3. Strategists use different data and use it differently.
ChatGPT processes billions of data points to construct output. This might create the false impression that it exceeds the cognitive capacity of humans. It’s easy to overlook the limitations imposed by the lack of transparency into the exact nature of this data set and its gaps. Strategists often rely heavily on proprietary information, since effective strategies must uniquely reflect the position and capabilities of each company. We know for sure that current tools don’t have access to such inside knowledge. It is, therefore, not surprising that ChatGPT’s answers are somewhat generic — more or less according to the textbook, but lacking spice.
Most importantly, effective strategy often relies not on what is generally the case or generally effective but rather on anomalies to create new and unique approaches. Relatedly, as Giovanni Gavetti from the Tuck School of Business and Jan Rivkin from Harvard Business School explain, strategists often rely on analogies. This means they are able to make decisions with very little or no data that applies to a specific situation. ChatGPT doesn’t seem to have the capability to infer useful counterfactuals using analogical reasoning.
ChatGPT doesn’t seem to have the capability to infer useful counterfactuals using analogical reasoning.
Even if LLMs were to become capable of asserting all of the facts, as opposed to linguistic correlations in a constrained data set, they would still face a limitation. Experienced strategists know to be skeptical of “facts.” What is true most of the time may not be true in a specific case. What was true in the past may not be true in the future. What happens to be true may not be inevitably and persistently so. And even if a statement is robustly true in these senses, there are always alternative ways of framing problems and solutions.
Strategists know that this framing step is often the most subtle and important one in developing a strategy. Strategy is, in one important sense, as much about useful fictions as established facts. By aiming to shape circumstances to bring about a new goal, strategies create new facts. In this regard, strategists are in the business of distinguishing useful fictions from misleading or infeasible ones — again a skill that only experienced strategists are likely to possess.
An interesting question is whether this pattern of utilities and limitations is likely to remain stable as the technology progresses. To assess this, we conducted the same experiments with ChatGPT-3 and ChatGPT-4. The substance of the answers remained quite similar. To some extent, the limitations were even more pronounced in the more advanced version of the tool, whose answers were, on average, twice as long. The newer version seemed to be a little more careful, like a slightly older friend who has been caught out before and wants to hedge their opinions. This manifests itself with a taste for pro and con lists and less pronounced judgment — a feature we look for in a strategist.

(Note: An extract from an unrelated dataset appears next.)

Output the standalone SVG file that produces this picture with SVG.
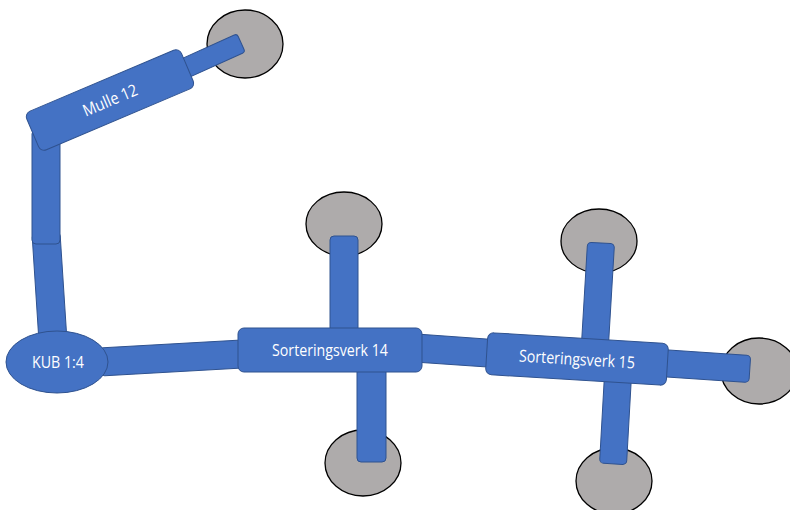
<svg xmlns="http://www.w3.org/2000/svg" width="790" height="510" viewBox="0 0 790 510">
<style>
.bg{fill:#ffffff}
.end{fill:#AEABAB;stroke:#000;stroke-width:1.3}
.bar{fill:#4472C4;stroke:#2F528F;stroke-width:1}
.box{fill:#4472C4;stroke:#2F528F;stroke-width:1}
.lbl{fill:#ffffff;font-family:"Open Sans","Liberation Sans",sans-serif;font-size:16.5px;text-anchor:middle}
</style>
<rect class="bg" x="0" y="0" width="790" height="510"/>
<g id="ends">
  <ellipse id="end-mulle" class="end" cx="245" cy="44" rx="38" ry="34"/>
  <ellipse id="end-s14-top" class="end" cx="344" cy="224" rx="38" ry="32"/>
  <ellipse id="end-s14-bottom" class="end" cx="363" cy="463" rx="38" ry="33"/>
  <ellipse id="end-s15-top" class="end" cx="599" cy="241" rx="38" ry="32"/>
  <ellipse id="end-s15-right" class="end" cx="759" cy="371" rx="38" ry="33"/>
  <ellipse id="end-s15-bottom" class="end" cx="614" cy="481" rx="38" ry="33"/>
</g>
<g id="connectors">
  <rect class="bar" x="330" y="236" width="28" height="100" rx="4"/>
  <rect class="bar" x="357" y="360" width="29" height="102" rx="4"/>
  <rect class="bar" x="587.5" y="243" width="27" height="102" rx="4" transform="rotate(3.4 601 243)"/>
  <rect class="bar" x="604.5" y="375" width="27" height="89" rx="4" transform="rotate(3.2 618 375)"/>
  <rect class="bar" x="660" y="349.5" width="90" height="27" rx="4" transform="rotate(3.8 660 363)"/>
  <rect class="bar" x="415" y="334" width="85" height="28" rx="4" transform="rotate(4 415 348)"/>
  <rect class="bar" x="100" y="348" width="160" height="28" rx="4" transform="rotate(-3.2 100 362)"/>
  <rect class="bar" x="32" y="233" width="28" height="109" rx="4" transform="rotate(-3.7 46 233)"/>
  <rect class="bar" x="32" y="130" width="28" height="114" rx="4"/>
  <rect class="bar" x="170" y="65" width="78" height="20" rx="3" transform="rotate(-24.3 170 75)"/>
</g>
<g id="s15">
  <rect class="box" x="486.5" y="338" width="181" height="42" rx="6" transform="rotate(3.5 577 359)"/>
  <text class="lbl" x="577" y="365" textLength="116" lengthAdjust="spacingAndGlyphs" transform="rotate(3.5 577 359)">Sorteringsverk 15</text>
</g>
<g id="s14">
  <rect class="box" x="238" y="328" width="184" height="44" rx="6"/>
  <text class="lbl" x="330" y="356" textLength="116" lengthAdjust="spacingAndGlyphs">Sorteringsverk 14</text>
</g>
<g id="kub">
  <ellipse class="box" cx="57" cy="362" rx="51" ry="31"/>
  <text class="lbl" x="58" y="368" textLength="52" lengthAdjust="spacingAndGlyphs">KUB 1:4</text>
</g>
<g id="mulle">
  <rect class="box" x="26" y="79" width="168" height="42" rx="6" transform="rotate(-23 110 100)"/>
  <text class="lbl" x="110" y="106" textLength="58" lengthAdjust="spacingAndGlyphs" transform="rotate(-23 110 100)">Mulle 12</text>
</g>
</svg>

The bottom line: ChatGPT and similar tools are more likely to be useful in particular steps of strategizing (like idea generation and storytelling) and to experienced strategists rather than naive beginners. Such tools are, therefore, no substitute for the cultivation of strategic minds. And just as airline pilots must avoid over-relying on an autopilot, would-be strategists must avoid impeding the development of their own discriminating powers.